Friction stir butt-welding of roll cladded aluminum thin sheets: effect of microstructural and texture changes on mechanical properties

Abstract

Experimental studies are carried out on the friction stir butt-welded aluminum (Al)-clad-aluminum thin sheets. Aluminum alloy 4343 (AA4343, Al–Si series) and 3003 (AA3003, Al–Mn series) act as the clad layer and the core of the Al-clad-Al material system, respectively. Optical microscopy confirms that the joining is achieved successfully without macroscopic defects, while the clad layer is mixed into the core, mostly in the advancing side (AS) of the stir zone (SZ). Outside the SZ, no delamination between the clad layer and core is observed.

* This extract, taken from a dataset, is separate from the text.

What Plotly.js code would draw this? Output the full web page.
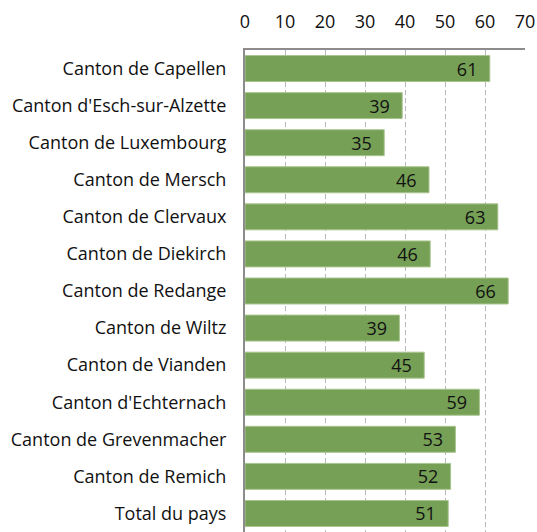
<!DOCTYPE html>
<html><head><meta charset="utf-8">
<script src="https://cdn.plot.ly/plotly-3.0.1.min.js"></script>
<style>body{margin:0;background:#fff}#c{width:537px;height:532px}</style>
</head><body><div id="c"></div>
<script>
const categories = ["Canton de Capellen","Canton d'Esch-sur-Alzette","Canton de Luxembourg","Canton de Mersch","Canton de Clervaux","Canton de Diekirch","Canton de Redange","Canton de Wiltz","Canton de Vianden","Canton d'Echternach","Canton de Grevenmacher","Canton de Remich","Total du pays"];
const values = [61.2, 39.3, 34.8, 46.0, 63.2, 46.3, 65.8, 38.6, 44.8, 58.6, 52.6, 51.4, 50.8];
const labels = ["61","39","35","46","63","46","66","39","45","59","53","52","51"];
const xTicks = [0,10,20,30,40,50,60,70];

const pad = '\u00a0\u00a0';
Plotly.newPlot('c', [{
  type: 'bar', orientation: 'h',
  y: categories, x: values,
  text: labels.map(s => s + pad),
  textposition: 'inside', insidetextanchor: 'end', constraintext: 'none',
  textfont: {family: 'Open Sans, sans-serif', size: 18, color: '#111'},
  marker: {color: '#76a056', line: {color: '#a8c48e', width: 1}},
  hoverinfo: 'none'
}], {
  width: 537, height: 532,
  margin: {l: 245, r: 12, t: 50, b: 0, pad: 0},
  paper_bgcolor: '#fff', plot_bgcolor: '#fff',
  bargap: 0.3,
  showlegend: false,
  font: {family: 'Open Sans, sans-serif', size: 18, color: '#111'},
  xaxis: {
    side: 'top', range: [0, 70], tickvals: xTicks, ticktext: xTicks.map(String),
    showgrid: true, gridcolor: '#b8b8b8', griddash: '5px,3px', gridwidth: 1,
    zeroline: false, showline: true, linecolor: '#8c8c8c', linewidth: 2,
    ticks: '', ticklabelstandoff: 13, tickfont: {size: 18, color: '#111'}, fixedrange: true
  },
  yaxis: {
    autorange: false, range: [12.5, -0.5], type: 'category',
    showgrid: false, zeroline: false, showline: true, linecolor: '#8c8c8c', linewidth: 2,
    ticks: '', ticklabelstandoff: 13, tickfont: {size: 18, color: '#111'}, fixedrange: true
  }
}, {displayModeBar: false, staticPlot: true});
</script></body></html>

Material flow analysis with electron probe microanalyzer exhibits the flow of silicon (Si) particles from the clad layer to the core resulting in several Si-induced precipitations of α-Al(Fe, Mn)Si, α-AlMnSi inside the SZ. The heterogeneous distribution of those precipitates is visualized by scanning electron microscopy and their compositions are analyzed using an energy dispersive X-ray spectrometer. Electron back-scattered diffraction maps reveal dynamically recrystallized ultra-fine grain structures (3.7–3.9 μm) inside the SZ. The mechanical properties of the joint are evaluated by cross-sectional 2D microhardness mapping and uniaxial tensile tests. Inside the SZ, the grain refinement with the formation of Si precipitation increases the tensile strength and microhardness of the joint.